Of greater interest yet, although perhaps a bit speculative, is his role in the sordid affair of the "tangle in the harbor" situation [see "Tangle In The Harbor," R. L. Vol XVIII, No.23, 10/31-11/13/97]. For those who missed it, a little over a year ago, Union Pacific (UP), the West's largest railroad, absorbed the second largest railroad, Anschutz' Southern Pacific (SP). The governmental shenanigans that allowed this clear transgression of anti-trust business standards (it required the shifting of authority on the matter to the three-member Surface Transportation Board) were due in do small part to the influence of Anschutz-funded Senate Majority Leader Robert Dole. Anschutz had run SP into the ground, taking a bad company and making it worse; yet, he made astronomical personal profits by means of clever stock maneuvers even before the merger. Southern Pacific was also a means to an entirely different end for Anschutz: by laying fiberoptic cable along 12,000 miles of SP track, he transformed his Qwest communications from a small local carrier to perhaps the next national communications monolith.

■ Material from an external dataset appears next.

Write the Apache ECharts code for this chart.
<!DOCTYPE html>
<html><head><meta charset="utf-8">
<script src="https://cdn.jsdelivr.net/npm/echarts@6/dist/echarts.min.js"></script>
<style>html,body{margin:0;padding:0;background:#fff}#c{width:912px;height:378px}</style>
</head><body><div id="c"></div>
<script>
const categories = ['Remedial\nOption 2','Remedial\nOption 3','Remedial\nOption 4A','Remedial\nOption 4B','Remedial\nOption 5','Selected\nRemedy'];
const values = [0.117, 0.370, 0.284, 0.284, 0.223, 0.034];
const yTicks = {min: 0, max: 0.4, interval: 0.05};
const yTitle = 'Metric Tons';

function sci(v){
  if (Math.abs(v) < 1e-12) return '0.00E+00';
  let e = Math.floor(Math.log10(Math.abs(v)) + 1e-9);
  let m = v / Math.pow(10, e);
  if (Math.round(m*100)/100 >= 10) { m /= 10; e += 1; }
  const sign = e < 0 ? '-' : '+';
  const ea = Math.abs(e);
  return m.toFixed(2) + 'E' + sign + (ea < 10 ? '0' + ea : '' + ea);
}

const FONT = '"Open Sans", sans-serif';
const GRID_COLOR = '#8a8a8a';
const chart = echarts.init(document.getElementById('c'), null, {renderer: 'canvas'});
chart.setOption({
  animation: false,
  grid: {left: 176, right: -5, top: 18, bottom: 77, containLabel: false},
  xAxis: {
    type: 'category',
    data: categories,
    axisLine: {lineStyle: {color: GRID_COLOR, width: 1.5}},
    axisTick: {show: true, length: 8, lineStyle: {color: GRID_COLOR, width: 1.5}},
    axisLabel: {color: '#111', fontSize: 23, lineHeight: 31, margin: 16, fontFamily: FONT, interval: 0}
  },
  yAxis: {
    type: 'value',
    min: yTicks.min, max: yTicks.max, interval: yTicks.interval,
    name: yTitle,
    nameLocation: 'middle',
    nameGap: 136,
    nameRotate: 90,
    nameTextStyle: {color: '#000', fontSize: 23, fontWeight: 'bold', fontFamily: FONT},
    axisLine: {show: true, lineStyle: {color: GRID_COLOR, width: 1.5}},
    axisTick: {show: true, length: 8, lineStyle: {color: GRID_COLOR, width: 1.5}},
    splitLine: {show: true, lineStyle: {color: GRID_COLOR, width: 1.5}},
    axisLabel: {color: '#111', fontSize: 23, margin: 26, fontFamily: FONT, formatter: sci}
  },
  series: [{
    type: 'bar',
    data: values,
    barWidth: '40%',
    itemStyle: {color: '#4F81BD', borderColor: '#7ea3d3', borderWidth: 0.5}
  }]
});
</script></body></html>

In the aftermath of the merger, we have a massive, basically monopolistic Union Pacific responsible for 90% of the freight west of the Mississippi. Anschutz is in the driver's seat, as the largest individual stockholder and vice chairman of the board. the new company has had its struggles on the front lines, and Standard and Poor's recently demoted the company in its ratings system outlook from stable to negative. It is tough to decipher at this point the specifics of Anschutz' interest in UP, but one can imagine the expanded fiberoptics access which UP's 40,000 miles of track give him.
The UP itself has an obvious stake in the Alameda Corridor whose tracks it will control now that a financial relation to Pacific Harbor Lines (PHL) has been finalized. The contract between this newly created rail operator for the port and the freight train monolith was ushered through by the Harbor Commission last month.
Anschutz isn't about to take over the world. But his subtle presence in the wide variety of projects that are defining the L. A. Harbor's industrial future should probably not be overlooked. His contributions to the Republican Party, at the same time, provide a grim reminder of the overlap between big business and our "civil servants".